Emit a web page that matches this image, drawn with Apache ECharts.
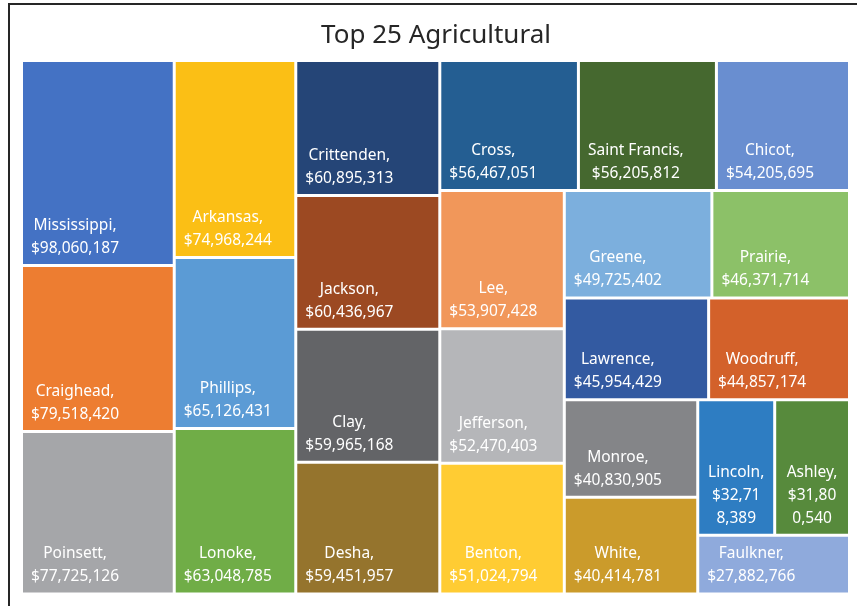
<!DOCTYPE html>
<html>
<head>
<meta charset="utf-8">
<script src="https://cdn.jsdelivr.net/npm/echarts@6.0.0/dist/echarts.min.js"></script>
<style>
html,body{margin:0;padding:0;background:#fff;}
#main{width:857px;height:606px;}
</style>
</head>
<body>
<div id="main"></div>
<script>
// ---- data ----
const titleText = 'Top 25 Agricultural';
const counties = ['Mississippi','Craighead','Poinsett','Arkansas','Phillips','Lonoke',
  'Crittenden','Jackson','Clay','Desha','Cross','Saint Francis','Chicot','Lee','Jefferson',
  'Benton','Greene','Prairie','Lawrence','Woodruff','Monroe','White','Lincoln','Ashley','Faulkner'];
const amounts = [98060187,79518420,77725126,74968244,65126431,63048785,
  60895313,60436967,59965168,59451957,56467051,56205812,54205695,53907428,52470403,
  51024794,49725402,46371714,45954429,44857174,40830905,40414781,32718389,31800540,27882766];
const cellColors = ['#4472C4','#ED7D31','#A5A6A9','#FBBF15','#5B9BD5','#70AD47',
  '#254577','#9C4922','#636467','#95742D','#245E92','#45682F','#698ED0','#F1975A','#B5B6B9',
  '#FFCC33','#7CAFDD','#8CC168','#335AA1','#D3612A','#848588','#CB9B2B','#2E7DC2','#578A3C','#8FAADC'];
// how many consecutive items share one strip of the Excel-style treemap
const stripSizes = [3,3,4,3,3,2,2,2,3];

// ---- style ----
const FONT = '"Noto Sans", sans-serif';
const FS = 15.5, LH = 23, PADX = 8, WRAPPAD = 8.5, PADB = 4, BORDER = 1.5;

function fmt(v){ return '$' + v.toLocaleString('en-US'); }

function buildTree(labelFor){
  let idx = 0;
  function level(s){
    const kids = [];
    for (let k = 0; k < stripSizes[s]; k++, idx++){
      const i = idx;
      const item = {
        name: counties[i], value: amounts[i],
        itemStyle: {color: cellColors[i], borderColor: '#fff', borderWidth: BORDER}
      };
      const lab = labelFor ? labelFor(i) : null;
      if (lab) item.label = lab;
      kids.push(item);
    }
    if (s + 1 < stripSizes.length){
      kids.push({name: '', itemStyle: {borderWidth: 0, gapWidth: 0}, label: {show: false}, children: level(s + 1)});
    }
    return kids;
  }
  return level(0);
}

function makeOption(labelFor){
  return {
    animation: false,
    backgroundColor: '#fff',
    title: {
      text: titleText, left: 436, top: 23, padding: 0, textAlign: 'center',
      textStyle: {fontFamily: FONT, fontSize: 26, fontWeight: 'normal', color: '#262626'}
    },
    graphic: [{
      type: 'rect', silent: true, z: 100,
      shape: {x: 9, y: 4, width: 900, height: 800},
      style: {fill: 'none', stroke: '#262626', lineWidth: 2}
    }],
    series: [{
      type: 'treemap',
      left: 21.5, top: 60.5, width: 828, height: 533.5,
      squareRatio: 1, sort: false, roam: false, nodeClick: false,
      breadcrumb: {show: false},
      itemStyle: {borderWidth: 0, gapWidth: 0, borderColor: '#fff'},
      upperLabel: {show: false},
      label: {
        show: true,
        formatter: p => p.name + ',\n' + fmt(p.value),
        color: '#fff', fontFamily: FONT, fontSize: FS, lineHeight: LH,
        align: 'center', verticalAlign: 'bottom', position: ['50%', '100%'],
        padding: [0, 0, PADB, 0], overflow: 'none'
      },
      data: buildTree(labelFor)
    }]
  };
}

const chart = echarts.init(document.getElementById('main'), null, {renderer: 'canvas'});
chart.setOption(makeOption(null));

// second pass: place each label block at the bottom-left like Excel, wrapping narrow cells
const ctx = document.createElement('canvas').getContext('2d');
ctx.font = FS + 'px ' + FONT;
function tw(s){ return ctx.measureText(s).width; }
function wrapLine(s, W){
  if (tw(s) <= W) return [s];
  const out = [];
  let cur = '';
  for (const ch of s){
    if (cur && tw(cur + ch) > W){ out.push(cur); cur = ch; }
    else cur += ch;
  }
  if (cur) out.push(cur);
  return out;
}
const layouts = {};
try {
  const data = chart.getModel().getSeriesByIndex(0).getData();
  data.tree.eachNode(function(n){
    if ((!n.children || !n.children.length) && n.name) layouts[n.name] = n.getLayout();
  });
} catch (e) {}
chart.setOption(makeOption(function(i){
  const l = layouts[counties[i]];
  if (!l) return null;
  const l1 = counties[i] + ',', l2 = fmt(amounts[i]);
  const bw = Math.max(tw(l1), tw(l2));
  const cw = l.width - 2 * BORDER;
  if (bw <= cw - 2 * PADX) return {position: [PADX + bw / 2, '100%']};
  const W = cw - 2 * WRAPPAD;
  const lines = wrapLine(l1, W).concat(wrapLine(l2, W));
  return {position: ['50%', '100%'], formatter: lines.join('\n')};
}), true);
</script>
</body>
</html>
____________
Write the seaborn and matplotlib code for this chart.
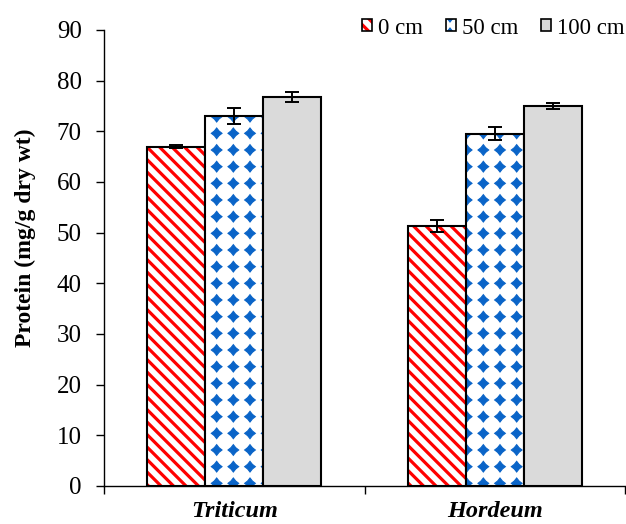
____________
◆ **Stated exercise**
From the entries above, list each line with "this" in it.

◆ **Response to the task**
Emit a web page that matches this image, drawn with Apache ECharts.
Write the seaborn and matplotlib code for this chart.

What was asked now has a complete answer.